La journée mondiale des troubles des conduites alimentaires donne l’occasion de mieux comprendre et décrypter ces maladies qui touchent près d’un million de personnes en France. Rencontre avec le docteur Bruno Rocher, médecin psychiatre et addictologue au CHU de Nantes et responsable de l'Espace Barbara, centre d’hospitalisation ambulatoire en addictologie.

Qu’est ce qui vous a poussé à vous spécialiser dans l’addictologie ?

"J’ai travaillé lors de ma thèse sur l’addiction aux jeux-vidéos, reconnue comme maladie en 2019 par l’OMS (Organisation mondiale de la santé). J’ai petit à petit été amené à devenir responsable de l’Espace Barbara, le centre de soin du CHU de Nantes spécialisé dans les addictions comportementales.
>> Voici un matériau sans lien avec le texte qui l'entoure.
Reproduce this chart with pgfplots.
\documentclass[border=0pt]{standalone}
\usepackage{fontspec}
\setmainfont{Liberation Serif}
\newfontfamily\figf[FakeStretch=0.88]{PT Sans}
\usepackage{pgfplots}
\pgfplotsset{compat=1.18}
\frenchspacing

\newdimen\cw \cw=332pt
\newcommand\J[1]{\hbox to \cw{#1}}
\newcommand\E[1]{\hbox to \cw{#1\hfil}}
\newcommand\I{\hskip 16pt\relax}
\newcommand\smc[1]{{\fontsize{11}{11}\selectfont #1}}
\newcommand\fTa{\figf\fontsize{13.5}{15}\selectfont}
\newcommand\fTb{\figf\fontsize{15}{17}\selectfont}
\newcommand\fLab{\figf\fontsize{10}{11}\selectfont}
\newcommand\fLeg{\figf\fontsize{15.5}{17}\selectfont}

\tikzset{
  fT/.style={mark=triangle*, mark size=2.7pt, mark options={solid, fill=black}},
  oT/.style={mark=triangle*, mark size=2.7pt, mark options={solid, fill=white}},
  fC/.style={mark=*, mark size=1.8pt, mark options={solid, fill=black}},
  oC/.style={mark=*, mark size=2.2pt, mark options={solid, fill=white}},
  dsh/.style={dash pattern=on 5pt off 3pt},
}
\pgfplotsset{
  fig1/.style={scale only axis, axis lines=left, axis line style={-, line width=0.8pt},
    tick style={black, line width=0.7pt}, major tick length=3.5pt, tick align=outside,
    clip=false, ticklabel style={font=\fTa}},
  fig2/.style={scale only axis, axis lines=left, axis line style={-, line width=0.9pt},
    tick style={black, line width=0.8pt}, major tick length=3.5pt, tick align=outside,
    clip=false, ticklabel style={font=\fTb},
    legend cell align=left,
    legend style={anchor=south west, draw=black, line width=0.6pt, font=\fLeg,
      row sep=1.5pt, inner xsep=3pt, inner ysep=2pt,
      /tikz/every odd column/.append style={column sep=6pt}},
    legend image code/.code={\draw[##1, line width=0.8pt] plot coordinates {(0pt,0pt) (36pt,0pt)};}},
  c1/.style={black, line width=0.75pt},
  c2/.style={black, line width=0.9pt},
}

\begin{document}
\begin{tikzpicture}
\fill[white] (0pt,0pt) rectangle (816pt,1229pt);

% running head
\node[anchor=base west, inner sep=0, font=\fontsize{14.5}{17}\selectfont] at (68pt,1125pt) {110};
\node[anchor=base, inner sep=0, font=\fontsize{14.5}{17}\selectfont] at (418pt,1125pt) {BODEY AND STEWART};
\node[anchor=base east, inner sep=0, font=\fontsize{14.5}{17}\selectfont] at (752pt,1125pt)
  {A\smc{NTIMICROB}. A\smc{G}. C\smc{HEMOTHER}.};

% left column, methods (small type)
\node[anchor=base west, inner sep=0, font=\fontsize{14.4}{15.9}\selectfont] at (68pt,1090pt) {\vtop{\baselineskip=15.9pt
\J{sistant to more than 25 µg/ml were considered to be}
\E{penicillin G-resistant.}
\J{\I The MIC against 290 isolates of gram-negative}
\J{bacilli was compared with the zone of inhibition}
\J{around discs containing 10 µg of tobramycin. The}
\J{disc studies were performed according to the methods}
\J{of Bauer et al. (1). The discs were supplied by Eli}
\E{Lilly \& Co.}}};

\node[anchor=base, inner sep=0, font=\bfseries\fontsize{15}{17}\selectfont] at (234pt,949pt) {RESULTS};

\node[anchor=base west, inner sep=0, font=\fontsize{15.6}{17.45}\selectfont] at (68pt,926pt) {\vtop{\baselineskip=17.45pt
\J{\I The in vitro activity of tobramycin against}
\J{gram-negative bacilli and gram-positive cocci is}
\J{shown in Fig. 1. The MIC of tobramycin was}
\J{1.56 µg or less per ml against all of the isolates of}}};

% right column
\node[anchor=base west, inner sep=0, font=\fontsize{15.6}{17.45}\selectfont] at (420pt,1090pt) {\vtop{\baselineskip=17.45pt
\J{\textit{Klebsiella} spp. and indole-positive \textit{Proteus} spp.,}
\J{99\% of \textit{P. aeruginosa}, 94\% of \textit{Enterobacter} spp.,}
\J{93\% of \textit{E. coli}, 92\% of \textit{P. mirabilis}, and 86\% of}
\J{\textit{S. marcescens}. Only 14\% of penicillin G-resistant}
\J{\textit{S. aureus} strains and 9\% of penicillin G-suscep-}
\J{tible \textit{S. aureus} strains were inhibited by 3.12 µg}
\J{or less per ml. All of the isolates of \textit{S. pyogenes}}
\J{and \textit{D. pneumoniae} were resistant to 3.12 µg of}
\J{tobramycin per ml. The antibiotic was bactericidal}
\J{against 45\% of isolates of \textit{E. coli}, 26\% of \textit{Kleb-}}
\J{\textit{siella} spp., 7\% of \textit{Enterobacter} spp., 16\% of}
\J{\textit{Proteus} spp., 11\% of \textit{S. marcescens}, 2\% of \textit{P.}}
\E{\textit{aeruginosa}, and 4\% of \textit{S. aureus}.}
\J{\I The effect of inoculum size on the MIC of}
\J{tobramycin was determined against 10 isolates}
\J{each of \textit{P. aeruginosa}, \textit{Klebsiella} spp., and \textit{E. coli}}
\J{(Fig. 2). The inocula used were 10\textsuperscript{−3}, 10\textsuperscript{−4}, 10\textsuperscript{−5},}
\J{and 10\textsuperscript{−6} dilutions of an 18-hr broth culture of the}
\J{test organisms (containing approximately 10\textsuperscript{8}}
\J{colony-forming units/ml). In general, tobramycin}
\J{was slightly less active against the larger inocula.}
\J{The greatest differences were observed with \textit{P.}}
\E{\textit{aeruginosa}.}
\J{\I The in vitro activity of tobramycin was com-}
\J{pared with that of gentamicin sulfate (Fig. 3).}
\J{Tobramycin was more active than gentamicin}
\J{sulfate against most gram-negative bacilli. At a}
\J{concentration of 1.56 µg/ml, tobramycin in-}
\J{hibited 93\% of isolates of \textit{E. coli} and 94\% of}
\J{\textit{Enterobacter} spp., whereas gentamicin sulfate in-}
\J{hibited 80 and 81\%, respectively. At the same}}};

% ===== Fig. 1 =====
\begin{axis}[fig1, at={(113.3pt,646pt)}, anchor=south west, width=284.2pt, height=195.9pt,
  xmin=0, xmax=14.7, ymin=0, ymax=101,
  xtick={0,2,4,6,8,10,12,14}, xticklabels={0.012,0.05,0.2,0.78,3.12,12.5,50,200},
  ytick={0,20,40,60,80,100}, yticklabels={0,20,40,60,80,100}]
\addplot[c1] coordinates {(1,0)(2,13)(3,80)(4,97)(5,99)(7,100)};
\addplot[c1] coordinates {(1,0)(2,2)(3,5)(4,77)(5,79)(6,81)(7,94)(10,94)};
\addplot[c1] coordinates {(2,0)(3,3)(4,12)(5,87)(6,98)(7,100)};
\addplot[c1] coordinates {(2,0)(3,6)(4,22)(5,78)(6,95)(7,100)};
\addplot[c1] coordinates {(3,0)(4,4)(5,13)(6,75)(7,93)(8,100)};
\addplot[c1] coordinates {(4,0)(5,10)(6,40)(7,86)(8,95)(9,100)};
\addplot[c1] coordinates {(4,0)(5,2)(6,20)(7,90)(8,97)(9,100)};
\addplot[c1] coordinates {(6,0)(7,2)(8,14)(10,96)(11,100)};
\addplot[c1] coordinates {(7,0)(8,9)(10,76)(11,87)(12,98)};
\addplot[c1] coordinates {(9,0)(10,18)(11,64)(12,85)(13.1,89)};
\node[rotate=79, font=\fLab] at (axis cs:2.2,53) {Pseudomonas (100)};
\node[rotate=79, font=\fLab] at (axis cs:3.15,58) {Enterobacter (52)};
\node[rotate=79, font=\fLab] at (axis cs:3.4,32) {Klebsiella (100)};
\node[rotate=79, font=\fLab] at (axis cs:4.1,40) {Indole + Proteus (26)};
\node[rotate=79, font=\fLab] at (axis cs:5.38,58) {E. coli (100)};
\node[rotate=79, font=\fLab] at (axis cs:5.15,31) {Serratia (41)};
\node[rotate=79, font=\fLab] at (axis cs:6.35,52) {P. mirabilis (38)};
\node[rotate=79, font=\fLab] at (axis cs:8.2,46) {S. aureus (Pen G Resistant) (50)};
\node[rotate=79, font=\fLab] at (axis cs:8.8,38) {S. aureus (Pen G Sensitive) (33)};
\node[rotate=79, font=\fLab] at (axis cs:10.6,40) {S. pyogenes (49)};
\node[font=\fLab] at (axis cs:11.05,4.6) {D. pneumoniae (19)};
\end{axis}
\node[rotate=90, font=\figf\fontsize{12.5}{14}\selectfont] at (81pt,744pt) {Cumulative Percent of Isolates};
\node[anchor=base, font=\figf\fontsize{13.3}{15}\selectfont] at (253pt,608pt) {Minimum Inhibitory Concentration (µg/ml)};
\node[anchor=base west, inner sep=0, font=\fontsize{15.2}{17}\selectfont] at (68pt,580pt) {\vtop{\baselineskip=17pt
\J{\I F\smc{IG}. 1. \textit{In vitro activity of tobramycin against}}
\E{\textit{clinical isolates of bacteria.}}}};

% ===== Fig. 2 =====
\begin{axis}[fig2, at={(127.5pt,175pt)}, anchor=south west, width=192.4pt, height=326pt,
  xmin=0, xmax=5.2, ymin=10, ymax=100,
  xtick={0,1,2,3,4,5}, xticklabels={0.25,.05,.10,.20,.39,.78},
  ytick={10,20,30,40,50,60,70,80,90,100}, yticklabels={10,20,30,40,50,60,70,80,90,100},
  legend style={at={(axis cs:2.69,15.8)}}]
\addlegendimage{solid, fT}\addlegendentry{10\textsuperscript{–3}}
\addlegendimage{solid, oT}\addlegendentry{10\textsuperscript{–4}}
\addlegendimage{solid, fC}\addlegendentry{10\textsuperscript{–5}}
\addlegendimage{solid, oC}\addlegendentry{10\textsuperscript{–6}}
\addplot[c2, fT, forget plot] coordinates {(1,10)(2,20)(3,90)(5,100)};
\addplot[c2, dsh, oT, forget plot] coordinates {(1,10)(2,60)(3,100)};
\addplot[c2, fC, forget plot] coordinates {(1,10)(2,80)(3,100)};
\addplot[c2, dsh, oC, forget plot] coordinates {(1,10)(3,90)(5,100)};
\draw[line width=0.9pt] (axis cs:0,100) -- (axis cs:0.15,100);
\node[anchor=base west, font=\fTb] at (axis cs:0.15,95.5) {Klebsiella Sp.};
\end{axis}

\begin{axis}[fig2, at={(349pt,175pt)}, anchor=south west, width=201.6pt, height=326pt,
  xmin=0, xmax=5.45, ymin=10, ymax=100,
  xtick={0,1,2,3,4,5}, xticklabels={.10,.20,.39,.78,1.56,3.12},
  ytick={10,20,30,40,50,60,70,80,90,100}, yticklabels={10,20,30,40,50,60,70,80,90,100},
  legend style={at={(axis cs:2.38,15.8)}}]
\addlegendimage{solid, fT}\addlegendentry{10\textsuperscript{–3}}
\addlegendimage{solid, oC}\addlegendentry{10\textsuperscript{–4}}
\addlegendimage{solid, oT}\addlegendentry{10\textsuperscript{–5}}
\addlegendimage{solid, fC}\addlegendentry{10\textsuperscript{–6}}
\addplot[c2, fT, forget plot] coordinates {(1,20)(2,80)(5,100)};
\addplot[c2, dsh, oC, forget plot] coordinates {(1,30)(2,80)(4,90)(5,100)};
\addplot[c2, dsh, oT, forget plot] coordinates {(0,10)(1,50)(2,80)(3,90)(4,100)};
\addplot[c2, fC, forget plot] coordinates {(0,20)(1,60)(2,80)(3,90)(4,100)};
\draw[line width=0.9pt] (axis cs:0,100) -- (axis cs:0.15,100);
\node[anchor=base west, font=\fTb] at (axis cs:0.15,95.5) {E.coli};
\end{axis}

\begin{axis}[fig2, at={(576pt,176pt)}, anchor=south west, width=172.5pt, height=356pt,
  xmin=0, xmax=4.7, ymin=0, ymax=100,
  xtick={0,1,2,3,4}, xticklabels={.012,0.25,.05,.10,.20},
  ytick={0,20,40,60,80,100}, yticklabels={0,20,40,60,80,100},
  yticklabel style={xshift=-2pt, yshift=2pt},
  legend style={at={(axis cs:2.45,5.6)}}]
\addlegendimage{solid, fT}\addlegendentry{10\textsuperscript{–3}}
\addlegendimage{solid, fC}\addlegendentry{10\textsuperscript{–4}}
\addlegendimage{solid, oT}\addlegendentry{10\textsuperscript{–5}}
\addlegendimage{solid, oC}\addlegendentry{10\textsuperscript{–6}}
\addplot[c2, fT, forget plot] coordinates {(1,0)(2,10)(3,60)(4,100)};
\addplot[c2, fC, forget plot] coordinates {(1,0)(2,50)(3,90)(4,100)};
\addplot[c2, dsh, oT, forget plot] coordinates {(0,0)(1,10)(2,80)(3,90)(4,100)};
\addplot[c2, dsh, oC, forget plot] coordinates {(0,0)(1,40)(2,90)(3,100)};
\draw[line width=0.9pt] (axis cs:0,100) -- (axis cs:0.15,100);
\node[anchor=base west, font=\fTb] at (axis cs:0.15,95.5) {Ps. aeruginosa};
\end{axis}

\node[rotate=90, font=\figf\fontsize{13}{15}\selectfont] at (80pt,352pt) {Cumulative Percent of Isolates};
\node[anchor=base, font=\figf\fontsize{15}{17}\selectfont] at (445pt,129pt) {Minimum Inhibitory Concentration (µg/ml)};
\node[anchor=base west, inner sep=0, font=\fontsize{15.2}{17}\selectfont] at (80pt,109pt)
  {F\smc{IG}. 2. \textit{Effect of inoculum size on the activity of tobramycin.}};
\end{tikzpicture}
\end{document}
Mon équipe et moi travaillons auprès de personnes souffrant d’addictions diverses : jeux d’argents, jeux vidéos, pornographie, mais aussi des personnes touchées par des troubles alimentaires (anorexie, boulimie, hyperphagie). Les addictions sont des problèmes complexes mais dont on peut guérir. Heureusement, les soins et les représentations autour des conduites addictives évoluent de jour en jour. On constate cependant une nette augmentation des personnes atteintes de troubles des conduites alimentaires depuis la crise du Covid-19."

Les troubles alimentaires, de type anorexie et boulimie, seraient donc des addictions ?

"Les troubles du comportement alimentaire touchent un grand nombre de personnes, notamment les femmes entre 15 et 30 ans. Pourtant, ils sont mal connus et mal compris. La particularité de l’Espace Barbara, c’est de traiter ces troubles comme des troubles addictifs, à partir des travaux du psychiatre Jean-Luc Vénisse. Ses recherches ont montré que si les personnes boulimiques étaient accros à la nourriture, les personnes anorexiques étaient quant à elles accros à la perte de poids, au jeûne et au fait de contrôler ce qu’elles mangent. À partir de ce constat, une toute autre approche, basée sur un accompagnement psychologique, somatique et social, a pu être imaginé pour soigner les personnes souffrant de ces troubles."

Comment traitez-vous ces troubles à l’Espace Barbara ?

"Dans un premier lieu, nos psychiatres accueillent la personne pour faire un bilan de son addiction, avec ou sans sa famille. Pour beaucoup de patients, c’est l’étape la plus difficile, car les addictions comportementales sont encore taboues, on les associe toujours à un manque de volonté ou à quelque chose d’impur et de honteux alors qu’elles peuvent toucher n’importe qui. Selon les cas, nous proposons alors un planning d’hospitalisation ambulatoire de quelques heures par semaine, compatible avec le maintien d’une activité professionnelle. Au sein de cet hôpital de jour, les patients sont amenés à échanger au sein d’un groupe de parole, peuvent pratiquer du yoga, du sport et participent à des ateliers diététiques et des repas thérapeutiques. En bref, pour soigner les troubles des comportements alimentaires, nous sommes convaincus qu’il faille agir auprès de la tête et du corps. Grâce à cette approche, près de 60 % de nos patients guérissent et 30 % connaissent une amélioration de leur addiction."